Passage (Thomas Babington Macaulay, "Milton," *Edinburgh Review*, August 1825): "We think that, as civilisation advances, poetry almost necessarily declines. Therefore, though we fervently admire those great works of imagination which have appeared in dark ages, we do not admire them the more because they have appeared in dark ages. On the contrary, we hold that the most wonderful and splendid proof of genius is a great poem produced in a civilised age. We cannot understand why those who believe in that most orthodox article of literary faith, that the earliest poets are generally the best, should wonder at the rule as if it were the exception. Surely the uniformity of the phaenomenon indicates a corresponding uniformity in the cause. The fact is, that common observers reason from the progress of the experimental sciences to that of imitative arts. The improvement of the former is gradual and slow. Ages are spent in collecting materials, ages more in separating and combining them. Even when a system has been formed, there is still something to add, to alter, or to reject. Every generation enjoys the use of a vast hoard bequeathed to it by antiquity, and transmits that hoard, augmented by fresh acquisitions, to future ages. In these pursuits, therefore, the first speculators lie under great disadvantages, and, even when they fail, are entitled to praise. Their pupils, with far inferior intellectual powers, speedily surpass them in actual attainments. Any intelligent man may now, by resolutely applying himself for a few years to mathematics, learn more than the great Newton knew after half a century of study and meditation." Which of the following best captures Macaulay's main claim in the passage?
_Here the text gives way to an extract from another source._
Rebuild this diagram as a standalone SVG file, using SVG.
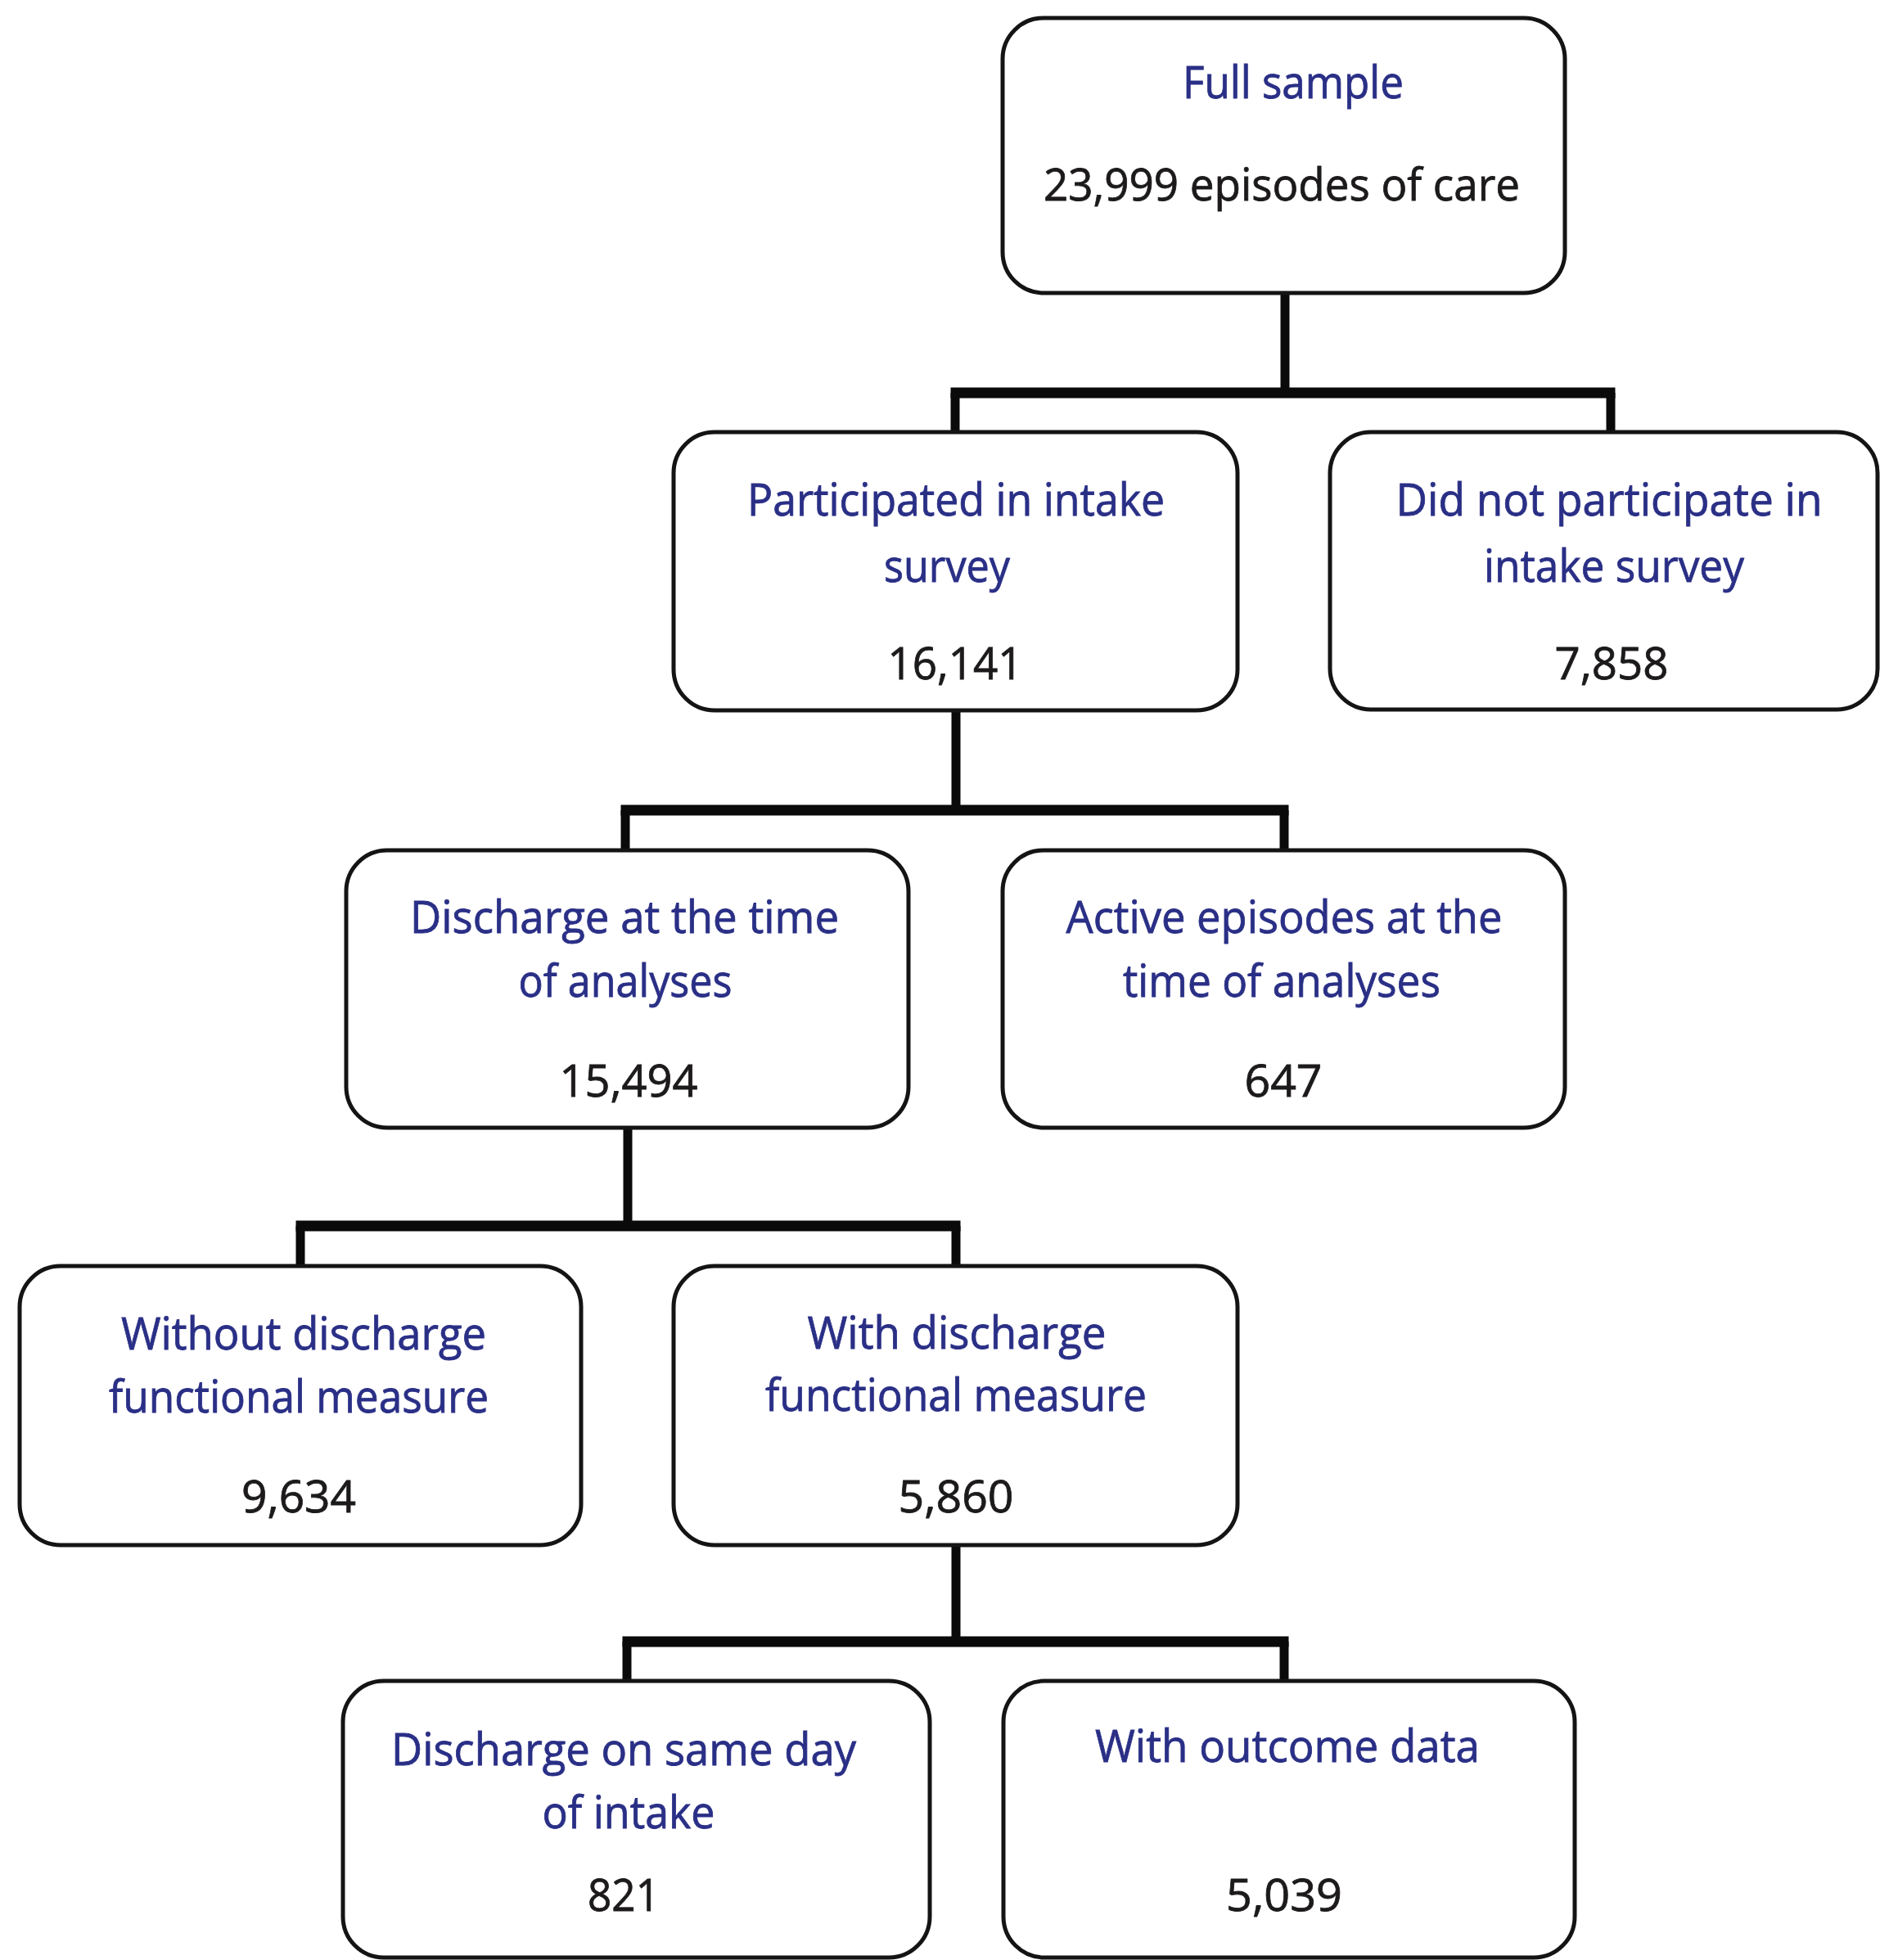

AGreat poetry can appear only in dark ages, never in civilised ones.
BProgress in the experimental sciences explains the cumulative refinement of poetry.
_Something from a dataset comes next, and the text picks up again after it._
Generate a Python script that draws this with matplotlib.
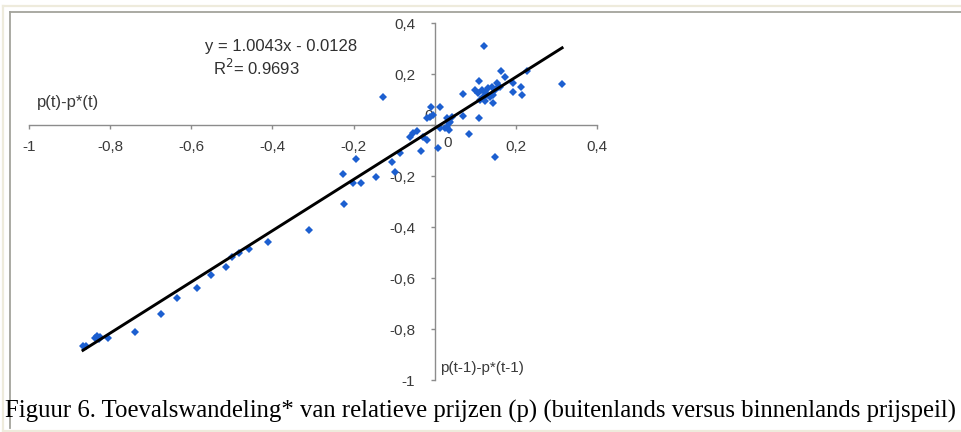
import numpy as np
import matplotlib

matplotlib.use("Agg")
import matplotlib.pyplot as plt
from matplotlib.lines import Line2D

plt.rcParams["font.family"] = ["Liberation Sans", "DejaVu Sans"]

# Data: x = p(t-1)-p*(t-1), y = p(t)-p*(t)
x_vals = [
    -0.867, -0.859, -0.837, -0.832, -0.825, -0.827, -0.805, -0.739, -0.675,
    -0.634, -0.587, -0.552, -0.515, -0.499, -0.482, -0.458, -0.410, -0.309,
    -0.224, -0.227, -0.194, -0.201, -0.182, -0.145, -0.106, -0.098, -0.086,
    -0.061, -0.053, -0.044, -0.035, -0.028, -0.020, -0.020, -0.012, -0.003,
    -0.010, 0.013, 0.008, 0.013, 0.025, 0.030, 0.034, 0.034, 0.038, 0.042,
    0.070, 0.085, 0.070, 0.110, 0.149, 0.122, 0.163, 0.173, 0.227, 0.314,
    0.212, 0.214, 0.192, 0.194, 0.109, 0.099, 0.107, 0.116, 0.124, 0.132,
    0.140, 0.149, 0.153, 0.161, 0.128, 0.136, 0.144, 0.120, 0.112, 0.124,
    0.143, 0.157, -0.127, 0.030,
]
y_vals = [
    -0.865, -0.865, -0.835, -0.827, -0.831, -0.839, -0.834, -0.811, -0.742,
    -0.680, -0.638, -0.588, -0.558, -0.519, -0.503, -0.486, -0.460, -0.412,
    -0.311, -0.193, -0.135, -0.226, -0.226, -0.203, -0.146, -0.185, -0.111,
    -0.047, -0.033, -0.022, -0.102, -0.046, -0.059, 0.026, 0.033, 0.039,
    0.071, 0.072, -0.091, -0.013, -0.013, -0.007, 0.007, -0.020, 0.013, 0.033,
    0.035, -0.035, 0.120, 0.029, -0.127, 0.311, 0.211, 0.189, 0.213, 0.161,
    0.149, 0.118, 0.131, 0.166, 0.173, 0.137, 0.124, 0.137, 0.131, 0.144,
    0.148, 0.137, 0.164, 0.150, 0.118, 0.111, 0.118, 0.111, 0.098, 0.095,
    0.086, 0.150, 0.108, 0.026,
]

slope = 1.0043
intercept = -0.0128
r2 = 0.9693

tick_vals = [-1, -0.8, -0.6, -0.4, -0.2, 0, 0.2, 0.4]
tick_labels = ["-1", "-0,8", "-0,6", "-0,4", "-0,2", "", "0,2", "0,4"]

W, H = 961, 432
fig = plt.figure(figsize=(W / 100, H / 100), dpi=100)
fig.patch.set_facecolor("white")

# page frame (document border around chart and caption)
beige = "#EEEBDC"
grey = "#A4A49C"
fig.add_artist(Line2D([3 / W, 1], [1 - 5.5 / H, 1 - 5.5 / H], transform=fig.transFigure, color=beige, lw=1.6))
fig.add_artist(Line2D([3 / W, 3 / W], [1 - 5.5 / H, 0], transform=fig.transFigure, color=beige, lw=1.6))
fig.add_artist(Line2D([3 / W, 1], [1.5 / H, 1.5 / H], transform=fig.transFigure, color=beige, lw=1.6))
fig.add_artist(Line2D([10 / W, 1], [1 - 11.5 / H, 1 - 11.5 / H], transform=fig.transFigure, color=grey, lw=1.3))
fig.add_artist(Line2D([10 / W, 10 / W], [1 - 11.5 / H, 4 / H], transform=fig.transFigure, color=grey, lw=1.3))

ax = fig.add_axes([29 / W, 1 - 380 / H, (597 - 29) / W, (380 - 23) / H])
ax.set_xlim(-1, 0.4)
ax.set_ylim(-1, 0.4)
ax.patch.set_alpha(0)

axis_col = "#8C8C8C"
lab_col = "#3A3A3A"
ax.spines["left"].set_position(("data", 0))
ax.spines["bottom"].set_position(("data", 0))
ax.spines["right"].set_visible(False)
ax.spines["top"].set_visible(False)
for s in ["left", "bottom"]:
    ax.spines[s].set_color(axis_col)
    ax.spines[s].set_linewidth(1.0)

ax.set_xticks(tick_vals)
ax.set_xticklabels(tick_labels)
ax.set_yticks(tick_vals)
ax.set_yticklabels(tick_labels)
ax.tick_params(axis="x", direction="out", length=3, width=1, color=axis_col,
               labelsize=11, labelcolor=lab_col, pad=8)
ax.tick_params(axis="y", direction="out", length=3, width=1, color=axis_col,
               labelsize=11, labelcolor=lab_col, pad=11)

# the zero labels, nudged off the crossing as in the original
ax.text(0.031, -0.072, "0", fontsize=11, color=lab_col, ha="center", va="center")
ax.text(-0.015, 0.036, "0", fontsize=11, color=lab_col, ha="center", va="center")

ax.plot(x_vals, y_vals, linestyle="", marker="D", ms=4.2, mew=0,
        color="#1C5FD0", zorder=3)

xl = np.array([min(x_vals), max(x_vals)])
ax.plot(xl, slope * xl + intercept, color="black", lw=2.1, zorder=4)

ax.text(-0.566, 0.306, f"y = {slope:.4f}x - {abs(intercept):.4f}", fontsize=12,
        color="#303030", ha="left", va="center")
ax.text(-0.546, 0.224, f"R$^2$= {r2:.4f}", fontsize=12,
        color="#303030", ha="left", va="center")

ax.text(-0.98, 0.088, "p(t)-p*(t)", fontsize=12, color=lab_col, ha="left", va="center")
ax.text(0.013, -0.953, "p(t-1)-p*(t-1)", fontsize=11, color=lab_col, ha="left", va="center")

fig.text(5 / W, 1 - 411 / H,
         "Figuur 6. Toevalswandeling* van relatieve prijzen (p) (buitenlands versus binnenlands prijspeil)",
         fontsize=17.8, family=["Liberation Serif", "DejaVu Serif"], color="black",
         ha="left", va="center")

fig.savefig("out.png", dpi=100)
CPoetry tends to decline as civilisation advances; therefore the appearance of great poetry in a civilised age is an exceptional feat.
DCritics overstate the achievements of early poets and undervalue the polished work of later ages.
Answer & Solution
Correct answer: C. Poetry tends to decline as civilisation advances; therefore the appearance of great poetry in a civilised age is an exceptional feat.
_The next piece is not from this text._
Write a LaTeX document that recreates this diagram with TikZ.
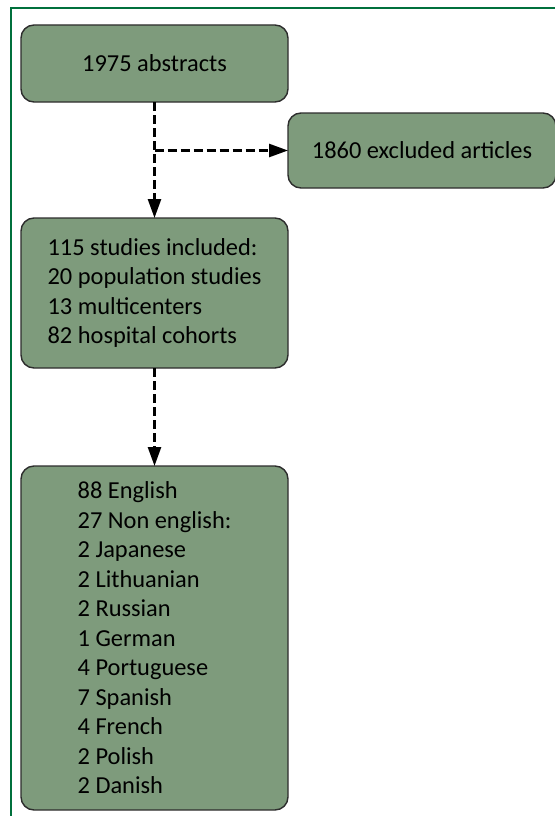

The passage opens with the thesis — "as civilisation advances, poetry almost necessarily declines" — and immediately draws its consequence: a great poem in a civilised age is "the most wonderful and splendid proof of genius." Both halves together yield the claim in **C**.
- **A** overstates: Macaulay says poetry *tends* to decline, not that great poetry is impossible in civilised ages; the passage's whole point is the opposite — Milton's achievement in a civilised age is the most impressive kind.
- **B** inverts Macaulay's argument — he holds that scientific progress is *not* a model for the imitative arts.
- **D** misattributes a position to Macaulay; it is closer to the view he sets out to refute.